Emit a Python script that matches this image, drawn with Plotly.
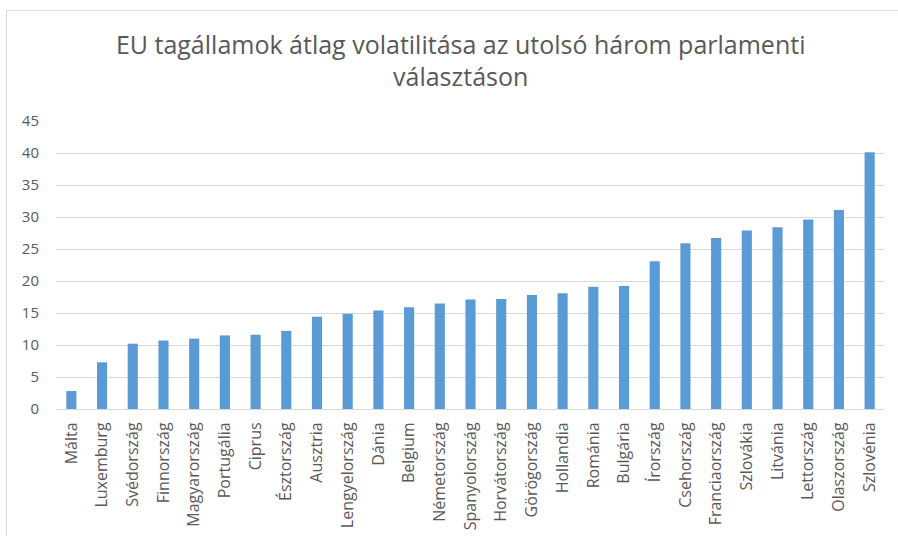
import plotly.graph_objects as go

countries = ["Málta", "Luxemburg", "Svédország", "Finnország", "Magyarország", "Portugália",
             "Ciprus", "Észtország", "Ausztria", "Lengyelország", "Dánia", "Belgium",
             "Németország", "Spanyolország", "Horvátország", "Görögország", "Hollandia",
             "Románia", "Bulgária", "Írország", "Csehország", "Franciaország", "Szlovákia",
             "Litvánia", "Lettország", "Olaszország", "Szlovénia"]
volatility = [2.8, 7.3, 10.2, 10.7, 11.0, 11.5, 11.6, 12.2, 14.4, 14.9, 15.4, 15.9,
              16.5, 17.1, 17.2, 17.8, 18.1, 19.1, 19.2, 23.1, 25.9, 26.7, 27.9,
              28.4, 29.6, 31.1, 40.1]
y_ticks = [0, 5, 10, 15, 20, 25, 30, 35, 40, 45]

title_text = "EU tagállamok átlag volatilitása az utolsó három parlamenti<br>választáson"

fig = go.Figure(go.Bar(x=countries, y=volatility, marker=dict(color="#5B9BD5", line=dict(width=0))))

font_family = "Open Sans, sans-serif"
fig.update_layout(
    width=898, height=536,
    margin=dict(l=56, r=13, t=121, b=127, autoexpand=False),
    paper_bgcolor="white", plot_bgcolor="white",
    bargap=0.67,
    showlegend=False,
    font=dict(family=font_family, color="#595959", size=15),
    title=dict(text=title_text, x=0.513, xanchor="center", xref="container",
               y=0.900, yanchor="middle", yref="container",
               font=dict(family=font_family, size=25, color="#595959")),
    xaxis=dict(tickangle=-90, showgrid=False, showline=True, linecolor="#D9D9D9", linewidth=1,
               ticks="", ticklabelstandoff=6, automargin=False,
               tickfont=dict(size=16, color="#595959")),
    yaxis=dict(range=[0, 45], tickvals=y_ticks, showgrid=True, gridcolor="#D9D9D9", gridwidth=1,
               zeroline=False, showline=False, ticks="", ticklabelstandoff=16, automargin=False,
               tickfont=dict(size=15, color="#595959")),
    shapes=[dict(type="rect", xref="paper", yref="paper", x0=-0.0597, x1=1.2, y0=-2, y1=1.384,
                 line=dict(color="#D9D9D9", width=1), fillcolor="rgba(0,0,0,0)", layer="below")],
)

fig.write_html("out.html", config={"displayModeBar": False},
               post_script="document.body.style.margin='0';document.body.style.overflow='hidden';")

====================

PROBLEM TO SOLVE
Repeat the data in full and exactly. Omit pictures.

REPLY
Emit a Python script that matches this image, drawn with Plotly.
import plotly.graph_objects as go

countries = ["Málta", "Luxemburg", "Svédország", "Finnország", "Magyarország", "Portugália",
             "Ciprus", "Észtország", "Ausztria", "Lengyelország", "Dánia", "Belgium",
             "Németország", "Spanyolország", "Horvátország", "Görögország", "Hollandia",
             "Románia", "Bulgária", "Írország", "Csehország", "Franciaország", "Szlovákia",
             "Litvánia", "Lettország", "Olaszország", "Szlovénia"]
volatility = [2.8, 7.3, 10.2, 10.7, 11.0, 11.5, 11.6, 12.2, 14.4, 14.9, 15.4, 15.9,
              16.5, 17.1, 17.2, 17.8, 18.1, 19.1, 19.2, 23.1, 25.9, 26.7, 27.9,
              28.4, 29.6, 31.1, 40.1]
y_ticks = [0, 5, 10, 15, 20, 25, 30, 35, 40, 45]

title_text = "EU tagállamok átlag volatilitása az utolsó három parlamenti<br>választáson"

fig = go.Figure(go.Bar(x=countries, y=volatility, marker=dict(color="#5B9BD5", line=dict(width=0))))

font_family = "Open Sans, sans-serif"
fig.update_layout(
    width=898, height=536,
    margin=dict(l=56, r=13, t=121, b=127, autoexpand=False),
    paper_bgcolor="white", plot_bgcolor="white",
    bargap=0.67,
    showlegend=False,
    font=dict(family=font_family, color="#595959", size=15),
    title=dict(text=title_text, x=0.513, xanchor="center", xref="container",
               y=0.900, yanchor="middle", yref="container",
               font=dict(family=font_family, size=25, color="#595959")),
    xaxis=dict(tickangle=-90, showgrid=False, showline=True, linecolor="#D9D9D9", linewidth=1,
               ticks="", ticklabelstandoff=6, automargin=False,
               tickfont=dict(size=16, color="#595959")),
    yaxis=dict(range=[0, 45], tickvals=y_ticks, showgrid=True, gridcolor="#D9D9D9", gridwidth=1,
               zeroline=False, showline=False, ticks="", ticklabelstandoff=16, automargin=False,
               tickfont=dict(size=15, color="#595959")),
    shapes=[dict(type="rect", xref="paper", yref="paper", x0=-0.0597, x1=1.2, y0=-2, y1=1.384,
                 line=dict(color="#D9D9D9", width=1), fillcolor="rgba(0,0,0,0)", layer="below")],
)

fig.write_html("out.html", config={"displayModeBar": False},
               post_script="document.body.style.margin='0';document.body.style.overflow='hidden';")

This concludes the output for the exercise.